Required task: Reproduce the listing below in its entirety. Change nothing.

Recorded information:
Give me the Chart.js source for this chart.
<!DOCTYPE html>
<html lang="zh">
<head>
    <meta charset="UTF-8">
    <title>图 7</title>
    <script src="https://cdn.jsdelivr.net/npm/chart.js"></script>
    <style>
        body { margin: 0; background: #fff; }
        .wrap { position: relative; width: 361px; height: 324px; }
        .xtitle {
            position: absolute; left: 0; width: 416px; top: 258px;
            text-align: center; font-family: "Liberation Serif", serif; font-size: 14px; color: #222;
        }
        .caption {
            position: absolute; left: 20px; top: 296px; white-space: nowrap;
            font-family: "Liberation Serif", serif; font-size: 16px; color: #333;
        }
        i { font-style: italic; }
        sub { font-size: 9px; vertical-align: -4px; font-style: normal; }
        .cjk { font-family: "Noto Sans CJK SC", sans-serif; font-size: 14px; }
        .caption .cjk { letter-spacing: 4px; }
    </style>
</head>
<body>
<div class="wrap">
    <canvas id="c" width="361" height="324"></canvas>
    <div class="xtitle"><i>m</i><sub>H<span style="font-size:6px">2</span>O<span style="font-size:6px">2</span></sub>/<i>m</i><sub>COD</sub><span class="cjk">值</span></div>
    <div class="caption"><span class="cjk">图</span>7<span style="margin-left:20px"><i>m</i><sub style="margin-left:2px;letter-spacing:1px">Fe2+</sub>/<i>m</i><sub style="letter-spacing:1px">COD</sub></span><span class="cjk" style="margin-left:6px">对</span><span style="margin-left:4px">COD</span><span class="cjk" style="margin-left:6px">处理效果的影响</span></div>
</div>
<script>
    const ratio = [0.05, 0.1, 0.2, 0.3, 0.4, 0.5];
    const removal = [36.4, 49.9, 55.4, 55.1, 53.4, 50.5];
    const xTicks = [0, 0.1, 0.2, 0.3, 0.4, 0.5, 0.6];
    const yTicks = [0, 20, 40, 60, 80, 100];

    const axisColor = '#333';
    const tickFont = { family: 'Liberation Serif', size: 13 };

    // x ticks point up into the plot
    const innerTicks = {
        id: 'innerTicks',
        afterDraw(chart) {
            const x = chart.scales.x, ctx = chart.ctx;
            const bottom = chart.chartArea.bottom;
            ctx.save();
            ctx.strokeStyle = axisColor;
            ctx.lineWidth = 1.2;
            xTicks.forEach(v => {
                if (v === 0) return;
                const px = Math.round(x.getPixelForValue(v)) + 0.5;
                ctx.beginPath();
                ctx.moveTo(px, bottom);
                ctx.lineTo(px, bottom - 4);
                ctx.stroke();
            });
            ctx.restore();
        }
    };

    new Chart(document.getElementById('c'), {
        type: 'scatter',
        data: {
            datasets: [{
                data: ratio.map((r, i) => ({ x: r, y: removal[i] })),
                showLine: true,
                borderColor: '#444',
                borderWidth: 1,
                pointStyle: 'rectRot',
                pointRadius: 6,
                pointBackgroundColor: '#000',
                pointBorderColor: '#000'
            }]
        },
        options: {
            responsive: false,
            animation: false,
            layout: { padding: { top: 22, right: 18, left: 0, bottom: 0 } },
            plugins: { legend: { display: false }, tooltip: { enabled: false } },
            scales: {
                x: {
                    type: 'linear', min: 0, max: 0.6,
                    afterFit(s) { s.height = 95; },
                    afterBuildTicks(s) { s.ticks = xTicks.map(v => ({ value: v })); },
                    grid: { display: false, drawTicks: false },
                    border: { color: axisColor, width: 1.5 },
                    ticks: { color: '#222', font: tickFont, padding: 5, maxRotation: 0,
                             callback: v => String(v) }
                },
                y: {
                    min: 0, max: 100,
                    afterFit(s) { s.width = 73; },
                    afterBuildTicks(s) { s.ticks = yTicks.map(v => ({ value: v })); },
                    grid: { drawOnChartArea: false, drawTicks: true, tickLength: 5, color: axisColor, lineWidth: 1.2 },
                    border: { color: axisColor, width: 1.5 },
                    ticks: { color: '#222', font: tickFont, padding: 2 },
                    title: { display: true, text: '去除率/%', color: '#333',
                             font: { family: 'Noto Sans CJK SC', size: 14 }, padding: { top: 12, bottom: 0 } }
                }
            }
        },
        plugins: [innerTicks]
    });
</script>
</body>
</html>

Answer to the problem:
Give me the Chart.js source for this chart.
<!DOCTYPE html>
<html lang="zh">
<head>
    <meta charset="UTF-8">
    <title>图 7</title>
    <script src="https://cdn.jsdelivr.net/npm/chart.js"></script>
    <style>
        body { margin: 0; background: #fff; }
        .wrap { position: relative; width: 361px; height: 324px; }
        .xtitle {
            position: absolute; left: 0; width: 416px; top: 258px;
            text-align: center; font-family: "Liberation Serif", serif; font-size: 14px; color: #222;
        }
        .caption {
            position: absolute; left: 20px; top: 296px; white-space: nowrap;
            font-family: "Liberation Serif", serif; font-size: 16px; color: #333;
        }
        i { font-style: italic; }
        sub { font-size: 9px; vertical-align: -4px; font-style: normal; }
        .cjk { font-family: "Noto Sans CJK SC", sans-serif; font-size: 14px; }
        .caption .cjk { letter-spacing: 4px; }
    </style>
</head>
<body>
<div class="wrap">
    <canvas id="c" width="361" height="324"></canvas>
    <div class="xtitle"><i>m</i><sub>H<span style="font-size:6px">2</span>O<span style="font-size:6px">2</span></sub>/<i>m</i><sub>COD</sub><span class="cjk">值</span></div>
    <div class="caption"><span class="cjk">图</span>7<span style="margin-left:20px"><i>m</i><sub style="margin-left:2px;letter-spacing:1px">Fe2+</sub>/<i>m</i><sub style="letter-spacing:1px">COD</sub></span><span class="cjk" style="margin-left:6px">对</span><span style="margin-left:4px">COD</span><span class="cjk" style="margin-left:6px">处理效果的影响</span></div>
</div>
<script>
    const ratio = [0.05, 0.1, 0.2, 0.3, 0.4, 0.5];
    const removal = [36.4, 49.9, 55.4, 55.1, 53.4, 50.5];
    const xTicks = [0, 0.1, 0.2, 0.3, 0.4, 0.5, 0.6];
    const yTicks = [0, 20, 40, 60, 80, 100];

    const axisColor = '#333';
    const tickFont = { family: 'Liberation Serif', size: 13 };

    // x ticks point up into the plot
    const innerTicks = {
        id: 'innerTicks',
        afterDraw(chart) {
            const x = chart.scales.x, ctx = chart.ctx;
            const bottom = chart.chartArea.bottom;
            ctx.save();
            ctx.strokeStyle = axisColor;
            ctx.lineWidth = 1.2;
            xTicks.forEach(v => {
                if (v === 0) return;
                const px = Math.round(x.getPixelForValue(v)) + 0.5;
                ctx.beginPath();
                ctx.moveTo(px, bottom);
                ctx.lineTo(px, bottom - 4);
                ctx.stroke();
            });
            ctx.restore();
        }
    };

    new Chart(document.getElementById('c'), {
        type: 'scatter',
        data: {
            datasets: [{
                data: ratio.map((r, i) => ({ x: r, y: removal[i] })),
                showLine: true,
                borderColor: '#444',
                borderWidth: 1,
                pointStyle: 'rectRot',
                pointRadius: 6,
                pointBackgroundColor: '#000',
                pointBorderColor: '#000'
            }]
        },
        options: {
            responsive: false,
            animation: false,
            layout: { padding: { top: 22, right: 18, left: 0, bottom: 0 } },
            plugins: { legend: { display: false }, tooltip: { enabled: false } },
            scales: {
                x: {
                    type: 'linear', min: 0, max: 0.6,
                    afterFit(s) { s.height = 95; },
                    afterBuildTicks(s) { s.ticks = xTicks.map(v => ({ value: v })); },
                    grid: { display: false, drawTicks: false },
                    border: { color: axisColor, width: 1.5 },
                    ticks: { color: '#222', font: tickFont, padding: 5, maxRotation: 0,
                             callback: v => String(v) }
                },
                y: {
                    min: 0, max: 100,
                    afterFit(s) { s.width = 73; },
                    afterBuildTicks(s) { s.ticks = yTicks.map(v => ({ value: v })); },
                    grid: { drawOnChartArea: false, drawTicks: true, tickLength: 5, color: axisColor, lineWidth: 1.2 },
                    border: { color: axisColor, width: 1.5 },
                    ticks: { color: '#222', font: tickFont, padding: 2 },
                    title: { display: true, text: '去除率/%', color: '#333',
                             font: { family: 'Noto Sans CJK SC', size: 14 }, padding: { top: 12, bottom: 0 } }
                }
            }
        },
        plugins: [innerTicks]
    });
</script>
</body>
</html>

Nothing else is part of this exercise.